Orfini è stato quello che, da commissario del partito a Roma, ha costretto Ignazio Marino alle dimissioni portando i suoi assessori a sfiduciarlo dal notaio, aprendo la strada alla vittoria di Virginia Raggi. Altro che black list, i 5 Stelle dovrebbero intitolargli una piazza, proporlo per il Quirinale. E invece niente.
A sorprendere, però, è che, dopo la sua fase renziana (dopo quelle bersaniane e cuperliane), presidente del partito per volere di Matteo (come dimenticare l’immagine in cui gioca alla playstation con Renzi o quella dove i due sono impegnati in una sfida a biliardino con Luciano Nobili e Luca Lotti?), Orfini sembra tornato alle origini, quando era tra i pupilli di Massimo D’Alema.

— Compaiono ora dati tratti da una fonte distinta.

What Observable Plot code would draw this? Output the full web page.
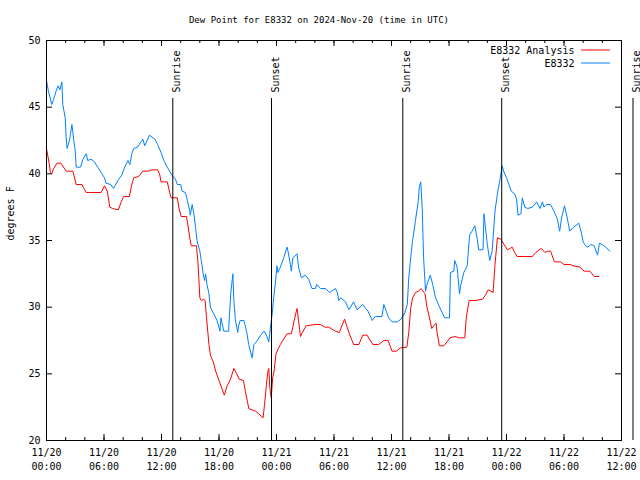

È scettico sulla nascita del governo e avanza critiche da sinistra. “Non penso che dobbiamo andare a Palazzo Chigi a tutti i costi. Al Movimento 5 Stelle abbiamo chiesto grande discontinuità, sui nomi l’ipotesi è già tramontata, almeno dovremmo pretenderla sui contenuti”, ha detto.
Negli ultimi tempi gli sta molto a cuore la questione migranti. Insieme a Fratoianni e Delrio è salito a bordo della nave di Carola Rackete. Ora è tornato sul tema attaccando il nuovo ministro dell’Interno, Luciana Lamorgese. “Il governo sta negando un porto sicuro alla Alan Kurdi, da giorni in mare con 13 naufraghi. Discontinuità significa via le politiche di Salvini”, ha twittato.
Orfini, dunque, si prepara a pungolare, da sinistra, uno dei governi più “rossi” della storia repubblicana. Impresa non facile. “L’ho allevato male…”, disse di lui, successivamente, il suo mentore D’Alema.
ORMAI unico giovane turco rimasto, abbandonato pure da Andrea Orlando, Orfini ha però un pregio: nella buona e nella cattiva sorte riesce a mantenere sempre la medesima espressione facciale, un mix di mestizia e sofferenza. Sottotitolo: mai una gioia.